Figure 4: Blue Chip Casino Market


Blue Chip's market area has always been somewhat truncated to the west due to the casinos in Lake County and Illinois. However, prior to the opening of Four Winds, Blue Chip's market to the east and northeast was basically unimpeded. Making the simplifying assumption that a gambler won't pass one casino to visit another casino that is further away, Four Winds physically reduces Blue Chip's market area, to the east and especially to the northeast. What's more, in comparison to Blue Chip, Four Winds pays a much lower excise tax on its gaming receipts. During 2008, the combined admissions and wagering tax rate on Blue Chip casino was 31.3 percent of the casino win. In contrast, Four Winds pays a total of 8 percent of its win on EGDs only to state and local government in Michigan. Thus, not only can Four Winds compete with Blue Chip by its proximity to gamblers in that general market, it potentially can undercut Blue Chip (vis-à-vis marketing, pay-out rates, or comps) solely on the basis of the tax differential.

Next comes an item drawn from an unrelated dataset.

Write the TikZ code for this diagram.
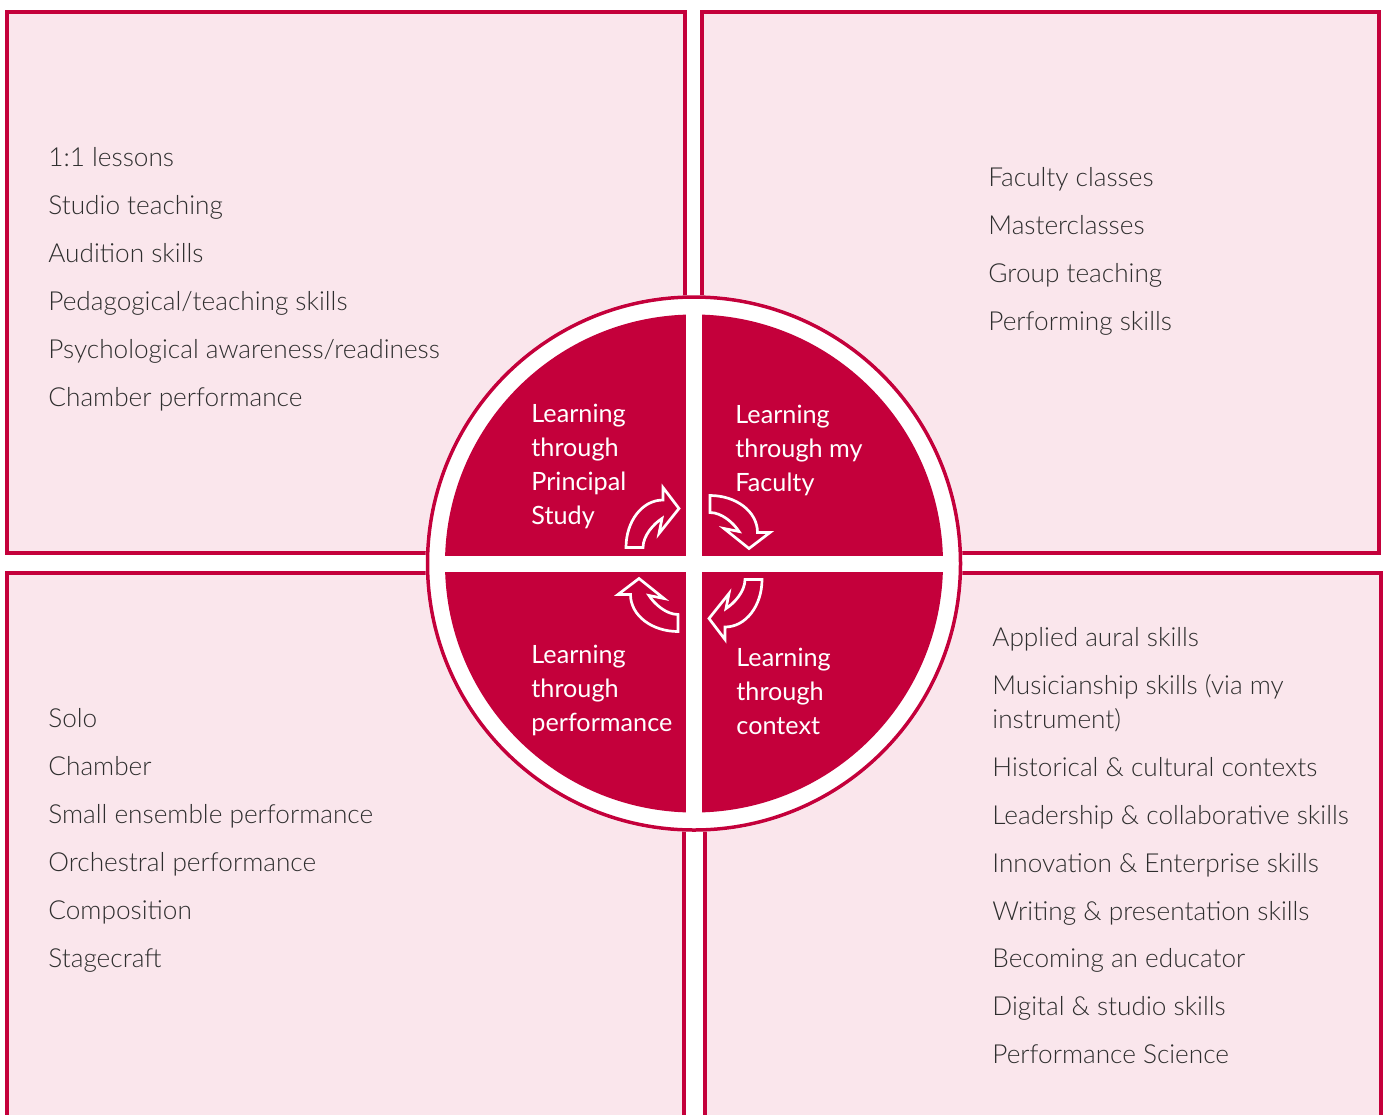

Figure 5 and Figure 6 compare the monthly attendance and win at Blue Chip Casino to the average monthly attendance and win at all other casinos in Indiana.22 The attendance and win series are de-seasonalized using a twelve-month moving average in order to smooth month-to-month volatility. Each series for all other Indiana casinos is relatively smooth and stable. The average monthly attendance declined slowly from about 225,000 to about 200,000 from the beginning to the end of the series. Meanwhile, the average monthly win was roughly $20 million per month over most of the series, but fell below the $20 million mark in 2008.

Figure 5: Blue Chip Casino and Other Casinos' Monthly Attendance, 2004 to 2008


Figure 6: Blue Chip Casino and Other Casinos' Monthly Wins, 2004 to 2008


In comparison, the monthly attendance and win at Blue Chip jumped in February 2006 from averages of roughly 232,000 and $19.5 million, respectively, to averages of about 280,000 and $24 million, respectively.23 The opening of a new and larger riverboat casino by Blue Chip led to these marked increases. However, after Four Winds Casino opened in August 2007, average monthly attendance and win fell to levels well below those attained at Blue Chip when it operated its old riverboat casino. From August 2007 to December 2008, Blue Chip averaged only about 188,000 patrons and about $15.7 million in win per month. Comparing the August 2007 to July 2008 period to the prior twelve-month period, attendance at Blue Chip has declined by about 26 percent and the win generated by the casino has declined by about 27 percent. In 2008, these declines in business led to losses of about $2.5 million (a 26 percent reduction) in admission tax payments and about $27 million (a 32 percent reduction) in wagering tax payments from Blue Chip Casino. This entire revenue loss accrued to the state and its property tax relief program.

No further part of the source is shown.